Saturday, July 17, 2010

Shadows in and out















I got to standing outside under the trees in front of the cabin today. I remembered how, when it was getting built, a friend who had a cabin of her own came over and said “The one thing I’d recommend is cutting those trees back before you get going on it. It’s a pain in the neck to have to do it later.” Five years later, well, I mean to tell you, it’s really cool out here. I went in for the camera to get a picture of the shadows on her but the darn thing was out of juice. I plugged the battery in for about two minutes, checked if the shadows were still there, unplugged the battery… thinking, all I need is thirty seconds. The camera turned on, tantalizingly close, and then turned back off.

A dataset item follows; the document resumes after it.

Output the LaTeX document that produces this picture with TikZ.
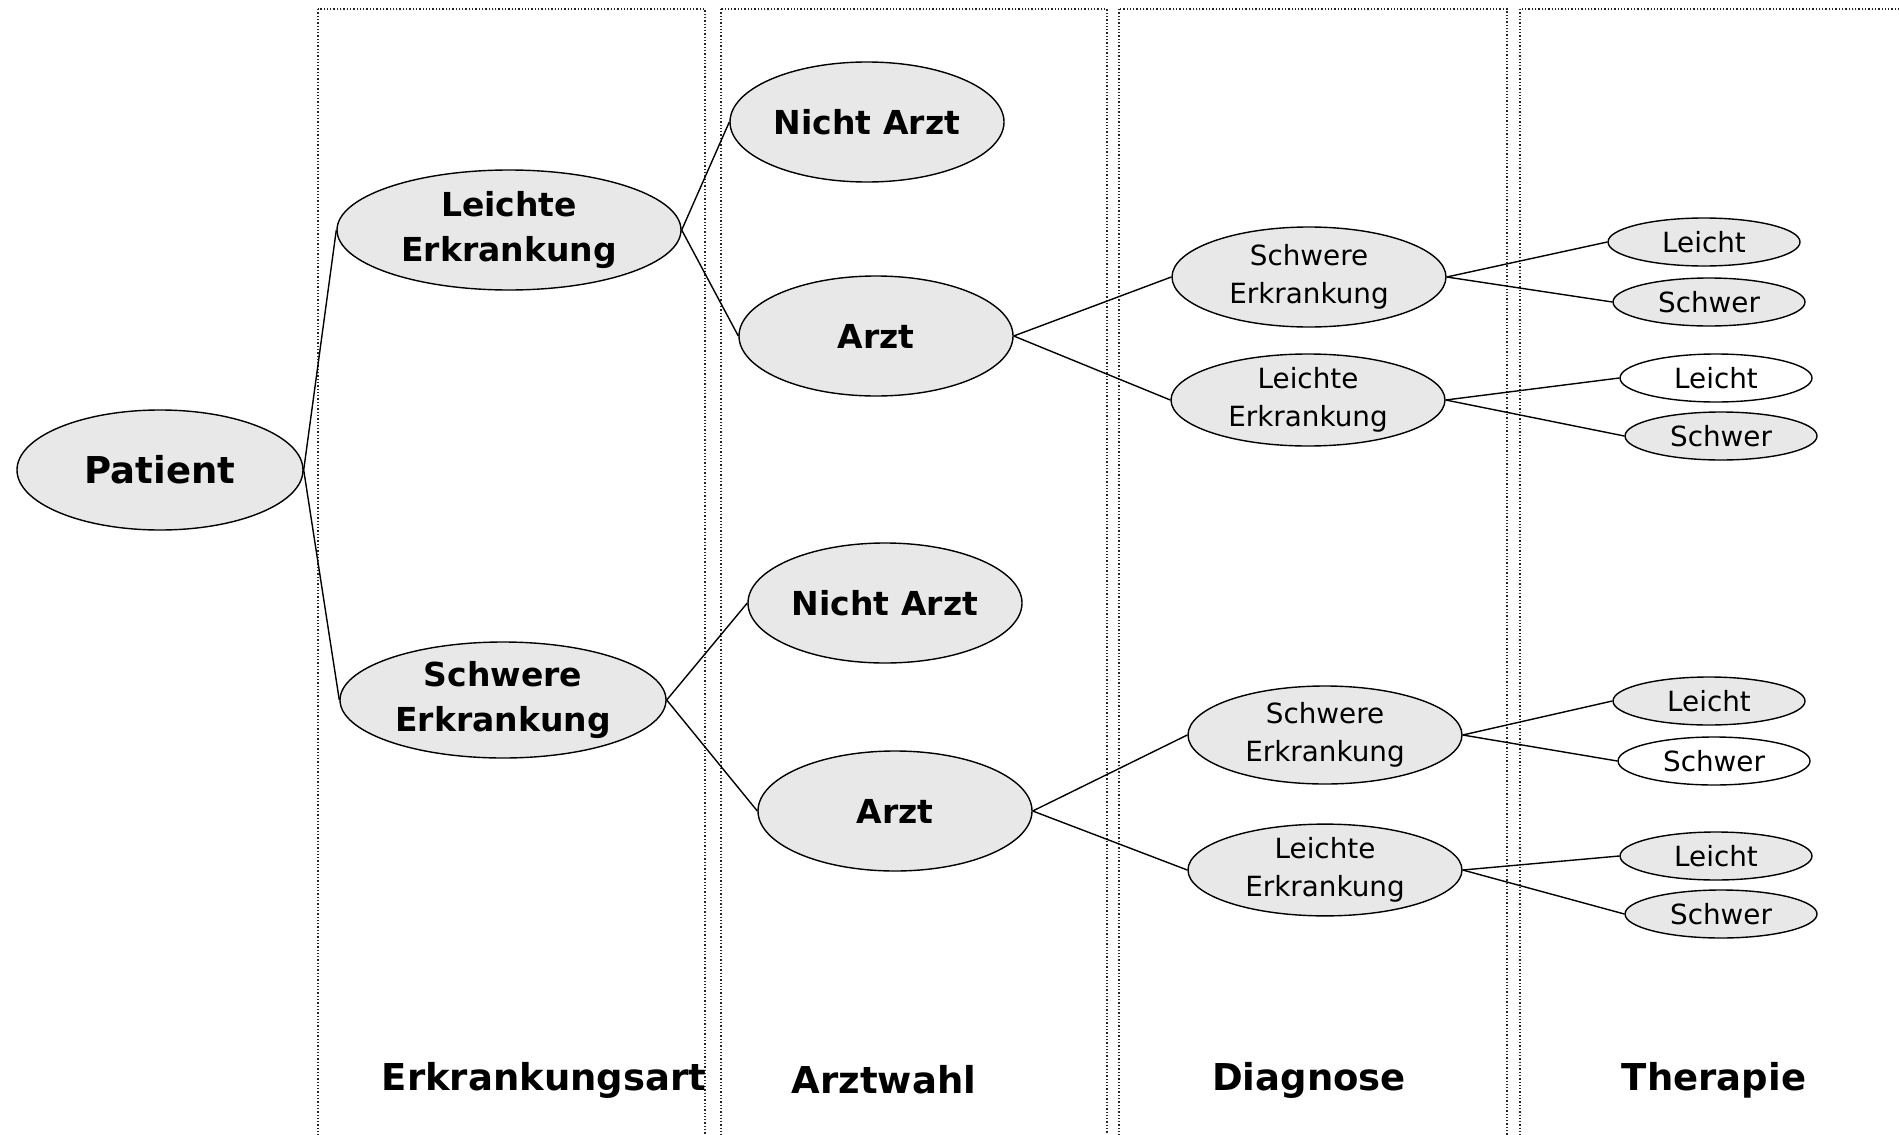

The shadows were about as perfect as they could get – like a reflection of what I was seeing when I stopped on my way in and looked up – but then again not really. The shadows were like a painting of ivy and tendrils where looking up it’s a mass…so much it blurs together. The shadow…oh, no, only each one distinctly.

The cabin now appears to have been here all along; the woods to have grown up around us. When I look up, the feeling comes for the impossibility it would now be to plop the cabin down where it is. We are surrounded. She is canopied. “They” were here first, but she and I feel as rooted now as everything else.

You could feel, at this time of year, really embraced, or just about choked out. Confined or liberated or both at the same time. I was reading this book review the other day and the writer described the book as inspiring and devastating. It is like that out here, and my soul knows it. And I keep coming back for it.